Turkish leader Recep Tayyip Erdogan has curbed the flow of Syrian refugees to Greece, but wants progress on visa-free and EU accession talks despite his authoritarian crackdown at home and a series of confrontations with EU states, such as his recent arrest of two Greek soldiers.
Leaders will push Tusk to ask Erdogan if he is still prepared to cooperate on migration and counter-terrorism when he meets the Turkish president at a summit in Varna next week.
The EU needs to maintain a “strategic dialogue” with Turkey, an EU diplomat said. He described Erdogan as an “unpredictable partner”, however. “We can’t act as if nothing had happened [in Turkey]. The situation is highly problematic,” the diplomat said.
Lithuania’s Linkevicius told EUobserver the EU should not end accession talks with Turkey because the process was “better than nothing” in terms of promoting EU values.

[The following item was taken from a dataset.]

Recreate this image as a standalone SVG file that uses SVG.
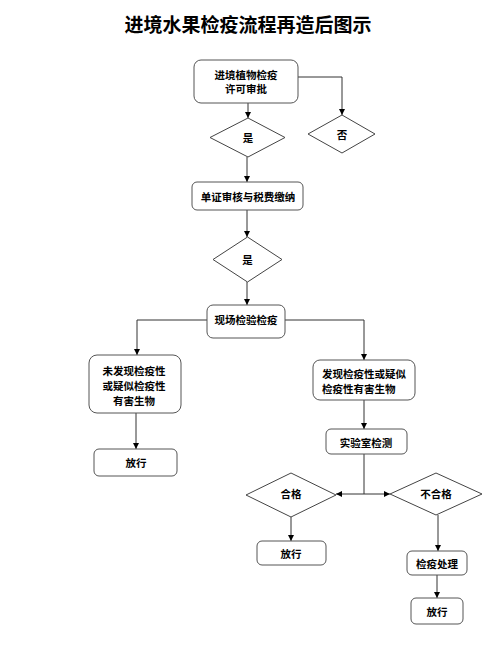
<svg xmlns="http://www.w3.org/2000/svg" width="500" height="646" viewBox="0 0 500 646">
<style>
.bx{fill:#fff;stroke:#555;stroke-width:1}
.dm{fill:#fff;stroke:#444;stroke-width:1}
.ln{fill:none;stroke:#333;stroke-width:1}
text{font-family:"Noto Sans CJK SC","Liberation Sans",sans-serif;font-weight:bold;fill:#000;font-size:10.5px;text-anchor:middle;dominant-baseline:central}
.title{font-size:19px}
</style>
<defs>
<marker id="ah" viewBox="0 0 8 8" refX="8" refY="4" markerWidth="6" markerHeight="6" markerUnits="userSpaceOnUse" orient="auto">
<path d="M0,0 L8,4 L0,8 z" fill="#000"/>
</marker>
</defs>
<rect width="500" height="646" fill="#fff"/>
<text class="title" x="248" y="23">进境水果检疫流程再造后图示</text>
<g id="connectors">
<path class="ln" d="M248,103 V118" marker-end="url(#ah)"/>
<path class="ln" d="M298,77 H342 V115" marker-end="url(#ah)"/>
<path class="ln" d="M247,157 V182" marker-end="url(#ah)"/>
<path class="ln" d="M247,210 V237" marker-end="url(#ah)"/>
<path class="ln" d="M247,282 V305" marker-end="url(#ah)"/>
<path class="ln" d="M207,320 H137 V355" marker-end="url(#ah)"/>
<path class="ln" d="M285,320 H364 V360" marker-end="url(#ah)"/>
<path class="ln" d="M136,413 V449" marker-end="url(#ah)"/>
<path class="ln" d="M364,400 V429" marker-end="url(#ah)"/>
<path class="ln" d="M364,454 V494 H336" marker-end="url(#ah)"/>
<path class="ln" d="M364,494 H390" marker-end="url(#ah)"/>
<path class="ln" d="M291,517 V541" marker-end="url(#ah)"/>
<path class="ln" d="M438,515 V551" marker-end="url(#ah)"/>
<path class="ln" d="M437,575 V598" marker-end="url(#ah)"/>
</g>
<g id="n1"><rect class="bx" x="194" y="60" width="104" height="43" rx="7"/><text x="246" y="74">进境植物检疫</text><text x="246" y="88">许可审批</text></g>
<g id="n2"><path class="dm" d="M248,118 L285,137.5 L248,157 L210,137.5 Z"/><text x="248" y="137">是</text></g>
<g id="n3"><path class="dm" d="M342,115 L375,134 L342,153 L308,134 Z"/><text x="342" y="134">否</text></g>
<g id="n4"><rect class="bx" x="192" y="182" width="111" height="28" rx="5"/><text x="248" y="196">单证审核与税费缴纳</text></g>
<g id="n5"><path class="dm" d="M247.5,237 L282,259.5 L247.5,282 L213,259.5 Z"/><text x="247.5" y="259">是</text></g>
<g id="n6"><rect class="bx" x="207" y="305" width="78" height="33" rx="6"/><text x="246" y="319">现场检验检疫</text></g>
<g id="n7"><rect class="bx" x="89" y="355" width="92" height="58" rx="8"/><text x="134" y="370">未发现检疫性</text><text x="134" y="385">或疑似检疫性</text><text x="134" y="400">有害生物</text></g>
<g id="n8"><rect class="bx" x="313" y="360" width="102" height="40" rx="7"/><text x="322" y="373" style="text-anchor:start">发现检疫性或疑似</text><text x="322" y="388" style="text-anchor:start">检疫性有害生物</text></g>
<g id="n9"><rect class="bx" x="94" y="449" width="83" height="27" rx="5"/><text x="136" y="462">放行</text></g>
<g id="n10"><rect class="bx" x="326" y="429" width="81" height="25" rx="5"/><text x="366" y="442">实验室检测</text></g>
<g id="n11"><path class="dm" d="M291,473 L336,495 L291,517 L246,495 Z"/><text x="291" y="493">合格</text></g>
<g id="n12"><path class="dm" d="M436,473 L482,494 L436,515 L390,494 Z"/><text x="436" y="493">不合格</text></g>
<g id="n13"><rect class="bx" x="257" y="541" width="69" height="24" rx="5"/><text x="291" y="553">放行</text></g>
<g id="n14"><rect class="bx" x="407" y="551" width="60" height="24" rx="5"/><text x="437" y="563">检疫处理</text></g>
<g id="n15"><rect class="bx" x="411" y="598" width="52" height="26" rx="5"/><text x="437" y="611">放行</text></g>
</svg>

He added that Western allies had bigger fish to fry than Erdogan’s political provocations.
“There could even be possible a collision of [Nato] allied forces [in Syria], which would be dangerous,” he said referring to ongoing Turkish and other Nato members’ operations there.
The EU summit conclusions are to say that a Western Balkans summit in Sofia in May will focus on “reaffirming the European perspective for the region”, according to a draft seen by EUobserver.
But behind the scenes, some EU states, such as the Netherlands, do not want the Sofia event to send the message that enlargement is speeding up.
“There’s confusion on the objective of the summit. Some see it as pre-negotiations on enlargement, others want a more strategic debate, and to focus on points of cooperation,” a diplomat said, referring to cooperation on building new infrastructure in the region, or helping people to get permits to work in the EU.